--- Begin Data segment ---

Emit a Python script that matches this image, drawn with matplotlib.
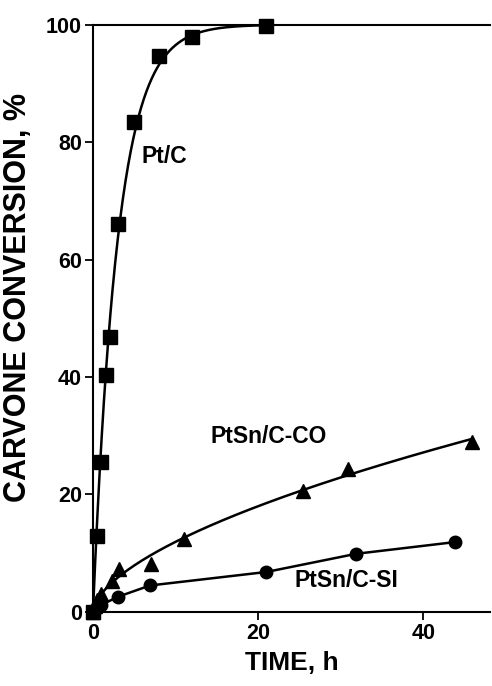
import numpy as np
import matplotlib
matplotlib.use("Agg")
import matplotlib.pyplot as plt

plt.rcParams['font.family'] = ['Liberation Sans', 'DejaVu Sans']
plt.rcParams['font.weight'] = 'bold'

# Pt/C (squares)
t_pt = [0, 0.45, 0.97, 1.54, 2.06, 3.0, 5.0, 8.0, 12.0, 20.9]
y_pt = [0, 13.0, 25.6, 40.4, 46.9, 66.1, 83.5, 94.7, 97.9, 99.7]

# PtSn/C-CO (triangles)
t_co = [0, 0.2, 0.5, 1.0, 2.3, 3.1, 7.0, 11.0, 25.5, 30.9, 45.9]
y_co = [0, 1.0, 2.0, 3.0, 5.2, 7.3, 8.2, 12.4, 20.6, 24.4, 29.0]

# PtSn/C-SI (circles)
t_si = [0, 0.5, 1.0, 3.07, 6.9, 21.0, 31.9, 43.9]
y_si = [0, 0.6, 1.2, 2.6, 4.5, 6.8, 9.9, 11.9]


def fit_first_order(t, y, ymax=100.0):
    # grid search for k in y = ymax*(1-exp(-k t)), first part of the curve
    t = np.asarray(t); y = np.asarray(y)
    sel = t <= 5
    ks = np.linspace(0.05, 1.5, 2000)
    err = [np.sum((ymax * (1 - np.exp(-k * t[sel])) - y[sel]) ** 2) for k in ks]
    return ks[int(np.argmin(err))]


def fit_power(t, y):
    # y = a t^n, least squares on linear scale
    t = np.asarray(t); y = np.asarray(y)
    best = None
    for n in np.linspace(0.2, 1.0, 801):
        f = t ** n
        a = np.sum(f * y) / np.sum(f * f)
        e = np.sum((a * f - y) ** 2)
        if best is None or e < best[0]:
            best = (e, a, n)
    return best[1], best[2]


fig = plt.figure(figsize=(4.92, 6.86), dpi=100)
ax = fig.add_axes([0.189, 0.108, 0.807, 0.856])

k = fit_first_order(t_pt, y_pt)
tt = np.linspace(0, 21, 400)
ax.plot(tt, 100 * (1 - np.exp(-k * tt)), color='black', lw=1.8, clip_on=False)

a, n = fit_power(t_co, y_co)
tt2 = np.linspace(0, 46, 600)
ax.plot(tt2, a * tt2 ** n, color='black', lw=1.8, clip_on=False)

ax.plot(t_si, y_si, color='black', lw=1.8, clip_on=False)

ax.plot(t_pt, y_pt, 's', color='black', ms=9.5, clip_on=False, zorder=5)
ax.plot(t_co, y_co, '^', color='black', ms=10, clip_on=False, zorder=5)
ax.plot(t_si, y_si, 'o', color='black', ms=9, clip_on=False, zorder=5)

ax.text(8.7, 77.6, 'Pt/C', fontsize=16.5, fontweight='bold', ha='center', va='center')
ax.text(21.3, 29.8, 'PtSn/C-CO', fontsize=16.5, fontweight='bold', ha='center', va='center')
ax.text(30.7, 5.4, 'PtSn/C-SI', fontsize=16.5, fontweight='bold', ha='center', va='center')

ax.set_xlim(0, 48.1)
ax.set_ylim(0, 100)
ax.set_xticks([0, 20, 40])
ax.set_yticks([0, 20, 40, 60, 80, 100])
ax.spines['right'].set_visible(False)
for s in ['left', 'bottom', 'top']:
    ax.spines[s].set_linewidth(1.5)
ax.tick_params(direction='out', length=6, width=1.3, labelsize=15.5, pad=2)
ax.tick_params(axis='x', top=False)
for lab in ax.get_xticklabels() + ax.get_yticklabels():
    lab.set_fontweight('bold')

ax.set_xlabel('TIME, h', fontsize=19, fontweight='bold', labelpad=5)
ax.set_ylabel('CARVONE CONVERSION, %', fontsize=22, fontweight='bold')
ax.yaxis.set_label_coords(-0.15, 0.535)

fig.savefig('out.png', dpi=100)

--- End Data segment ---

» **Aim**
Emit the lines of the material exactly, from its first line to the line containing "return ks[int(np.argmin(err))]", inclusive; leave every picture out.

» **Task solution**
Emit a Python script that matches this image, drawn with matplotlib.
import numpy as np
import matplotlib
matplotlib.use("Agg")
import matplotlib.pyplot as plt

plt.rcParams['font.family'] = ['Liberation Sans', 'DejaVu Sans']
plt.rcParams['font.weight'] = 'bold'

# Pt/C (squares)
t_pt = [0, 0.45, 0.97, 1.54, 2.06, 3.0, 5.0, 8.0, 12.0, 20.9]
y_pt = [0, 13.0, 25.6, 40.4, 46.9, 66.1, 83.5, 94.7, 97.9, 99.7]

# PtSn/C-CO (triangles)
t_co = [0, 0.2, 0.5, 1.0, 2.3, 3.1, 7.0, 11.0, 25.5, 30.9, 45.9]
y_co = [0, 1.0, 2.0, 3.0, 5.2, 7.3, 8.2, 12.4, 20.6, 24.4, 29.0]

# PtSn/C-SI (circles)
t_si = [0, 0.5, 1.0, 3.07, 6.9, 21.0, 31.9, 43.9]
y_si = [0, 0.6, 1.2, 2.6, 4.5, 6.8, 9.9, 11.9]


def fit_first_order(t, y, ymax=100.0):
    # grid search for k in y = ymax*(1-exp(-k t)), first part of the curve
    t = np.asarray(t); y = np.asarray(y)
    sel = t <= 5
    ks = np.linspace(0.05, 1.5, 2000)
    err = [np.sum((ymax * (1 - np.exp(-k * t[sel])) - y[sel]) ** 2) for k in ks]
    return ks[int(np.argmin(err))]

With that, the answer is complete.